Esta foi também a temporada em que o jovem guarda-redes português cumpriu outro objetivo e viu, pela primeira vez, o seu nome numa convocatória da seleção Nacional.

«Foi incrível. Eu nem acreditava. Estava a treinar e, quando saí, tinha o telefone cheio de chamadas e mensagens de colegas e foi quando vi a convocatória. Foi um orgulho e uma satisfação. Era uma coisa de que estava à espera há muito tempo e agora tenho de trabalhar para continuar a ir e ver o meu nome na lista do Mundial», aponta Edu, que considera a chamada como «o momento mais importante da carreira.»

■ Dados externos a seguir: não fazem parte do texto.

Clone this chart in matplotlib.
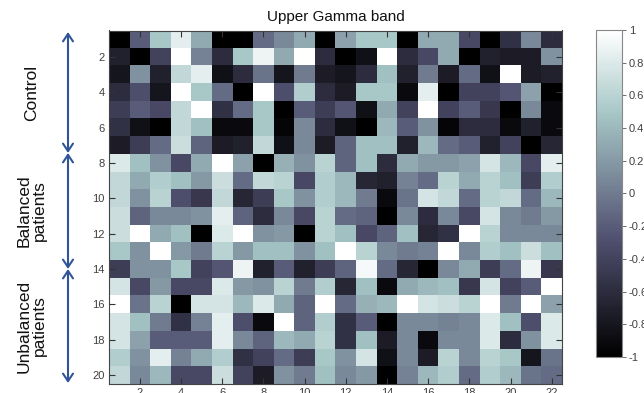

«Acho que aproveitei e estive bem», disse, garantindo: «Lá foi tudo muito natural, acolheram-me muito bem. Entrei logo no grupo. Foi uma sensação maravilhosa. Está bem que no primeiro jogo tinha um bocadinho de nervos, mas o grupo, o staff e o mister Jorge Braz ajudaram. Foi espetacular. É uma família», assegura o guarda-redes, que se estreou com a camisola das Quinas nos particulares frente à França, em dezembro, e foi depois também chamado para o jogo da Ronda de Elite, em janeiro.

A época de sonho valeu a Edu ser nomeado para melhor guarda-redes da liga espanhola. No top três concorreu com Juanjo, do Barcelona, e Jesús Herrero, do Inter Movistar. «Já estar nos três melhores é um orgulho imenso. Agora temos de esperar pelo resultado, mas, depois da época que fiz e de ter ajudado o Valdepeñas a chegar a duas finais, acho que tenho muitas possibilidades de conseguir esse reconhecimento.»

Na altura em que a entrevista foi feita, ainda não era conhecido o resultado da eleição, que acabou por ser anunciado esta terça-feira de manhã e Edu foi mesmo distinguido como o melhor guarda-redes da temporada na liga espanhola.

Depois de a mudança para o Valdepeñas se ter mostrado uma aposta acertada, Edu acabou agora de renovar contrato com o clube. «Tive propostas mais vantajosas de Espanha e Itália, mas decidi continuar a apostar neste projeto», conta.

E gostaria de um dia jogar em Portugal? «Sim, mas tem de ser para uma equipa que luta por títulos e toda a gente sabe quais são. Sei que não é fácil, mas ainda sou jovem e vou continuar a trabalhar para melhorar e ganhar experiência e não há sítio melhor para isso porque estou na melhor liga do mundo», garante o guardião.

O jovem, que «sempre disse que queria ser jogador» e trabalhou para isso, não deixa de ter um plano B, já que também fez o curso de Desporto da Universidade de Eibar, «para poder vir a ser professor de Educação Física».

«Os meus pais meteram-me isso na cabeça: primeiro eram os estudos e depois o desporto. Por sorte consegui chegar àquilo que queria e ainda falta muito percurso para poder conseguir mais coisas, mas nunca se sabe o que vai acontecer. Às vezes as coisas correm bem, outras vezes não... E depois também acaba, não dura toda a vida», explica.

Para já, o professor Edu ainda vai ter de esperar, porque este é o momento de o guarda-redes brilhar.